De auteur woont in Californië (VS).

De sleutel tot ons succes was liefde voor de jongemannen terwijl we hen dienden.

leader with young men

Ik had een goede band met een gezin met een zoon in de jongemannenorganisatie. Toen hij diaken was, gaf een leider hem op zijn kop en bracht hem in verlegenheid waar zijn leeftijdgenoten bij waren. Daarna voelde hij zich nog meer geblameerd, ging niet meer naar activiteiten en zocht vrienden buiten zijn wijk.

Die ervaring maakte veel indruk op me. Ik besloot dat zoiets nooit onder mijn leiding zou gebeuren als ik geroepen werd om met de jongemannen te werken. Enkele jaren later werd ik geroepen om met de diakenen te werken.

Binnen een paar maanden had ik te maken met een jongeman die voortdurend de grenzen van toelaatbaar gedrag opzocht.

Tenslotte zei ik over zijn gedrag: ‘Dit is de grens. Ga er niet overheen.’

Hij ging er wel overheen, we hadden een woordenwisseling en hij ging weg.

Later praatte ik met hem om ons geschil op te lossen. Ik zei: ‘David, ik hou van je en je bent een goede jongeman, maar ik hou niet van sommige dingen die je doet. De andere jongemannen zien jou als een leider en als ze merken dat jij je zonder strafmaatregelen ongepast kunt gedragen, zullen zij het misschien ook proberen.’

We legden het bij, hij voelde zich geaccepteerd en als leiders hielpen we hem met enkele persoonlijke moeilijkheden. Toen hij veertien jaar werd, vroeg hij mij om hem tot leraar te ordenen. Nu, jaren later, slaat hij zijn armen om me heen als hij me ziet en praat met bewondering over zijn tijd bij de jongemannen.

Als we van de jongemannen houden en het leuk vinden om bij ze te zijn, weten ze dat. Daarom tonen mijn raadgevers en ik oprechte belangstelling voor onze jongemannen. We hielden nooit een activiteit alleen omdat het voorgeschreven was, maar omdat we wisten dat de jongemannen een vaardigheid zouden leren, zouden groeien en plezier zouden hebben.

Op een keer hadden we een jongeman van wie de ouders geen interesse in ons programma hadden.

‘Dat geeft niks’, zei ik tegen hen, ‘maar vinden jullie het goed als je zoon toch komt, leert en plezier heeft?’

We betrokken hem in het programma en niet lang daarna vonden zijn ouders het goed dat hij helemaal meedeed. Ze zagen dat hun zoon leerde en plezier had. Later vervulde hij een voltijdzending. Zijn jongere broer bloeide ook op en ging ook op zending.
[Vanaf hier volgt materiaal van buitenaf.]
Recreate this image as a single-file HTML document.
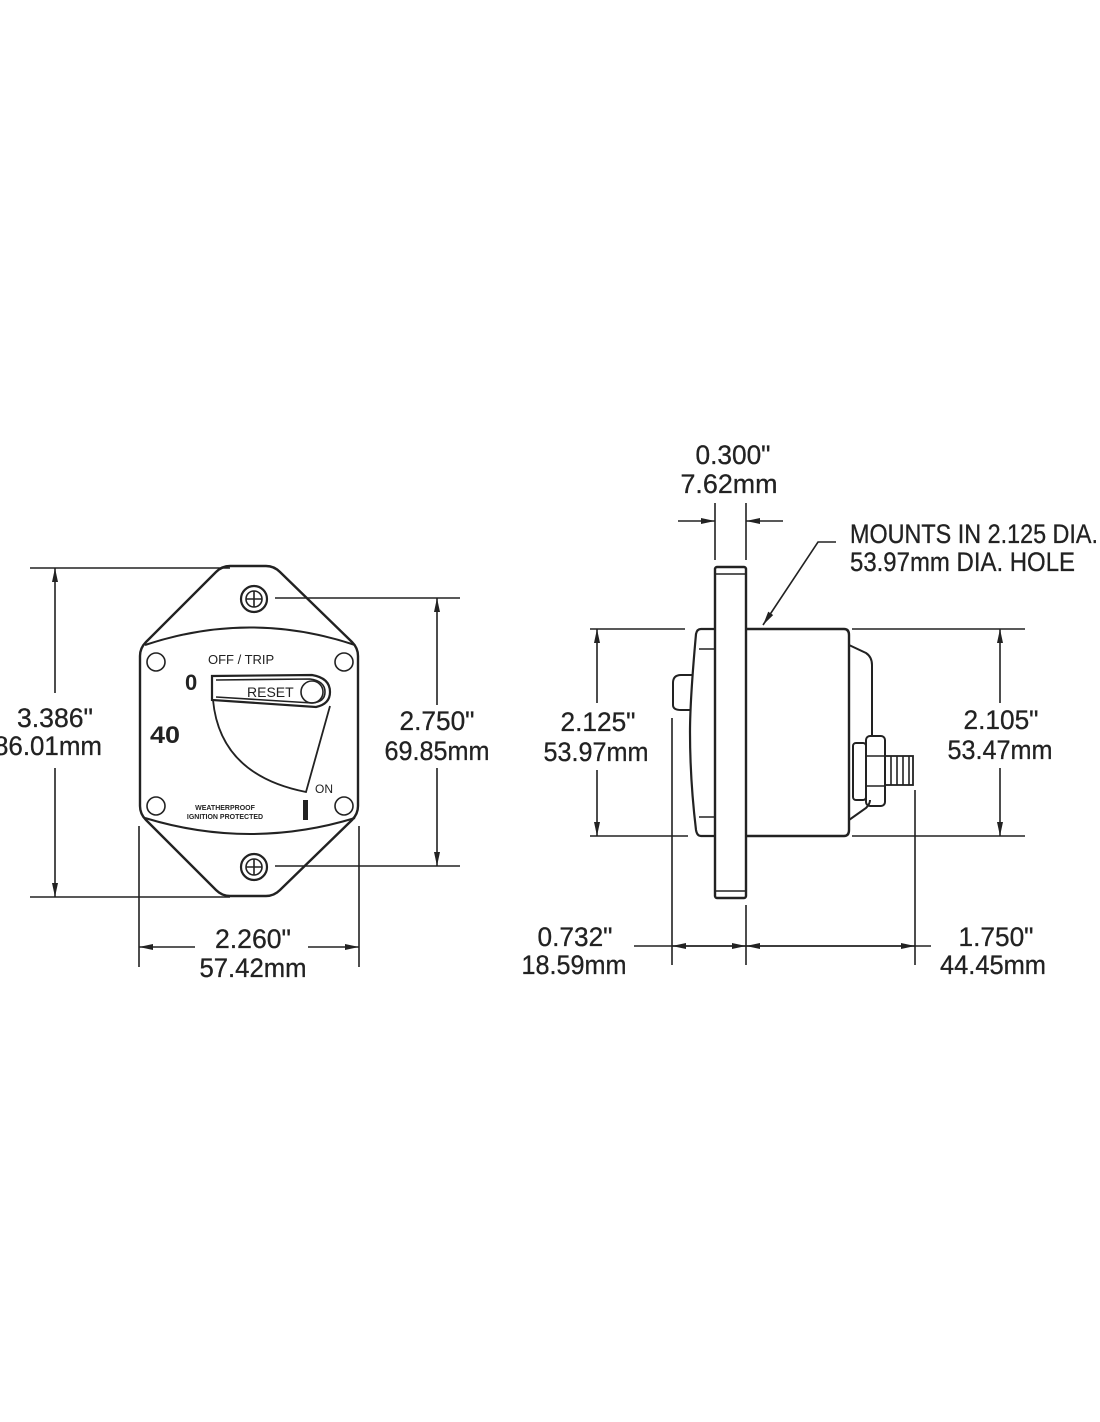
<!DOCTYPE html>
<html><head><meta charset="utf-8"><style>
html,body{margin:0;padding:0;background:#fff;}
svg{display:block;}
.t{font-family:"Liberation Sans Narrow","Liberation Sans",sans-serif;font-size:27px;fill:#222;text-anchor:middle;stroke:#222;stroke-width:0.3;}
.s{font-family:"Liberation Sans",sans-serif;fill:#222;}
</style></head><body>
<svg width="1100" height="1422" viewBox="0 0 1100 1422" xmlns="http://www.w3.org/2000/svg">
<defs>
<marker id="a" viewBox="0 0 14 8" refX="14" refY="4" markerWidth="14" markerHeight="8" markerUnits="userSpaceOnUse" orient="auto"><path d="M0,1 L14,4 L0,7 Z" fill="#222"/></marker>
</defs>
<g stroke="#222" fill="none" stroke-width="1.6">
<!-- LEFT VIEW -->
<path d="M230,566 L266,566 Q274,566 280,572 L352,642 Q358,648 358,656 L358,806 Q358,814 352,820 L280,890 Q274,896 266,896 L230,896 Q222,896 216,890 L146,820 Q140,814 140,806 L140,656 Q140,648 146,642 L216,572 Q222,566 230,566 Z" stroke-width="2.4"/>
<path d="M145,645 Q250,610 355,645" stroke-width="2"/>
<path d="M145,818 Q250,850 355,818" stroke-width="2"/>
<circle cx="254" cy="599" r="13" stroke-width="2.2"/><circle cx="254" cy="599" r="8"/>
<path d="M246,599 H262 M254,591 V607"/>
<circle cx="254" cy="867" r="13" stroke-width="2.2"/><circle cx="254" cy="867" r="8"/>
<path d="M246,867 H262 M254,859 V875"/>
<circle cx="156" cy="662" r="9"/><circle cx="344" cy="662" r="9"/>
<circle cx="156" cy="806" r="9"/><circle cx="344" cy="806" r="9"/>
<path d="M212,676 L312,675 Q330,678 330,692 Q330,704 316,707 L212,700 Z" stroke-width="2.2"/>
<path d="M216,680 L310,679 Q325,681 325,692 Q325,702 312,703 L216,697"/>
<circle cx="312" cy="692" r="11"/>
<path d="M213,700 Q220,775 306,792 L330,706" stroke-width="1.8"/>
<!-- dims left -->
<path d="M30,568 H230 M30,897 H230"/>
<path d="M55,693 V568" marker-end="url(#a)"/><path d="M55,768 V897" marker-end="url(#a)"/>
<path d="M275,598 H460 M275,866 H460"/>
<path d="M437,705 V598" marker-end="url(#a)"/><path d="M437,768 V866" marker-end="url(#a)"/>
<path d="M139,826 V967 M359,826 V967"/>
<path d="M195,947 H139" marker-end="url(#a)"/><path d="M308,947 H359" marker-end="url(#a)"/>
<!-- RIGHT VIEW -->
<rect x="715" y="567" width="31" height="331" rx="2" stroke-width="2.4"/>
<path d="M715,574 H746 M715,891 H746"/>
<path d="M746,629 H844 Q849,629 849,635 L849,830 Q849,836 844,836 H746" stroke-width="2.4"/>
<path d="M715,629 H701 Q697,629 696,634 Q690,700 690,732 Q690,780 696,830 Q697,836 701,836 H715" stroke-width="2.2"/>
<path d="M699,649 H715 M699,817 H715"/>
<path d="M692,675 H681 Q673,675 673,683 L673,705 Q673,710 681,710 H691" stroke-width="2"/>
<path d="M849,645 L866,653 Q872,657 872,665 L872,736" stroke-width="2"/>
<path d="M849,820 L866,808 Q870,804 870,800" stroke-width="2"/>
<rect x="853" y="743" width="13" height="57" rx="3" stroke-width="2"/>
<rect x="866" y="736" width="19" height="70" rx="4" stroke-width="2"/>
<path d="M866,756 H885 M866,786 H885"/>
<rect x="885" y="756" width="28" height="29" stroke-width="1.8"/>
<path d="M891,756 V785 M897,756 V785 M903,756 V785 M909,756 V785"/>
<!-- dims right -->
<path d="M715,503 V560 M746,503 V560"/>
<path d="M678,521 H715" marker-end="url(#a)"/><path d="M783,521 H746" marker-end="url(#a)"/>
<path d="M836,542 H818 L763,625" marker-end="url(#a)"/>
<path d="M590,629 H685 M590,836 H688"/>
<path d="M597,703 V629" marker-end="url(#a)"/><path d="M597,770 V836" marker-end="url(#a)"/>
<path d="M852,629 H1025 M852,836 H1025"/>
<path d="M1000,703 V629" marker-end="url(#a)"/><path d="M1000,768 V836" marker-end="url(#a)"/>
<path d="M672,718 V965 M746,905 V965 M915,790 V965"/>
<path d="M634,946 H931"/>
<path d="M709,946 H672" marker-end="url(#a)"/><path d="M709,946 H746" marker-end="url(#a)"/>
<path d="M830,946 H746" marker-end="url(#a)"/><path d="M830,946 H915" marker-end="url(#a)"/>
</g>
<!-- text -->
<g lengthAdjust="spacingAndGlyphs">
<text class="t" x="55" y="727" textLength="76" lengthAdjust="spacingAndGlyphs">3.386"</text>
<text class="t" x="48" y="755" textLength="108" lengthAdjust="spacingAndGlyphs">86.01mm</text>
<text class="t" x="437" y="730" textLength="75" lengthAdjust="spacingAndGlyphs">2.750"</text>
<text class="t" x="437" y="760" textLength="105" lengthAdjust="spacingAndGlyphs">69.85mm</text>
<text class="t" x="253" y="948" textLength="76" lengthAdjust="spacingAndGlyphs">2.260"</text>
<text class="t" x="253" y="977" textLength="107" lengthAdjust="spacingAndGlyphs">57.42mm</text>
<text class="t" x="733" y="464" textLength="75" lengthAdjust="spacingAndGlyphs">0.300"</text>
<text class="t" x="729" y="493" textLength="97" lengthAdjust="spacingAndGlyphs">7.62mm</text>
<text class="t" x="850" y="543" style="text-anchor:start" textLength="248" lengthAdjust="spacingAndGlyphs">MOUNTS IN 2.125 DIA.</text>
<text class="t" x="850" y="571" style="text-anchor:start" textLength="225" lengthAdjust="spacingAndGlyphs">53.97mm DIA. HOLE</text>
<text class="t" x="598" y="731" textLength="75" lengthAdjust="spacingAndGlyphs">2.125"</text>
<text class="t" x="596" y="761" textLength="105" lengthAdjust="spacingAndGlyphs">53.97mm</text>
<text class="t" x="1001" y="729" textLength="75" lengthAdjust="spacingAndGlyphs">2.105"</text>
<text class="t" x="1000" y="759" textLength="105" lengthAdjust="spacingAndGlyphs">53.47mm</text>
<text class="t" x="575" y="946" textLength="75" lengthAdjust="spacingAndGlyphs">0.732"</text>
<text class="t" x="574" y="974" textLength="105" lengthAdjust="spacingAndGlyphs">18.59mm</text>
<text class="t" x="996" y="946" textLength="75" lengthAdjust="spacingAndGlyphs">1.750"</text>
<text class="t" x="993" y="974" textLength="106" lengthAdjust="spacingAndGlyphs">44.45mm</text>
</g>
<text class="s" x="208" y="664" font-size="13">OFF / TRIP</text>
<text class="s" x="185" y="690" font-size="22" font-weight="bold">0</text>
<text class="s" x="247" y="697" font-size="14">RESET</text>
<text class="s" x="150" y="743" font-size="24" font-weight="bold" textLength="30" lengthAdjust="spacingAndGlyphs">40</text>
<text class="s" x="315" y="793" font-size="12">ON</text>
<rect x="303" y="800" width="5" height="20" fill="#222"/>
<text class="s" x="225" y="810" font-size="7" font-weight="bold" text-anchor="middle">WEATHERPROOF</text>
<text class="s" x="225" y="819" font-size="7" font-weight="bold" text-anchor="middle">IGNITION PROTECTED</text>
</svg>
</body></html>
Wij zagen een verband tussen het feit dat leiders belangstelling voor een jongeman hadden en dat die jongeman leerde, groeide en uiteindelijk op zending ging. Jongemannen zien groeien, geeft voldoening en samen met hen leren is leuk. De sleutel tot ons succes was liefde voor de jongemannen terwijl we hen dienden.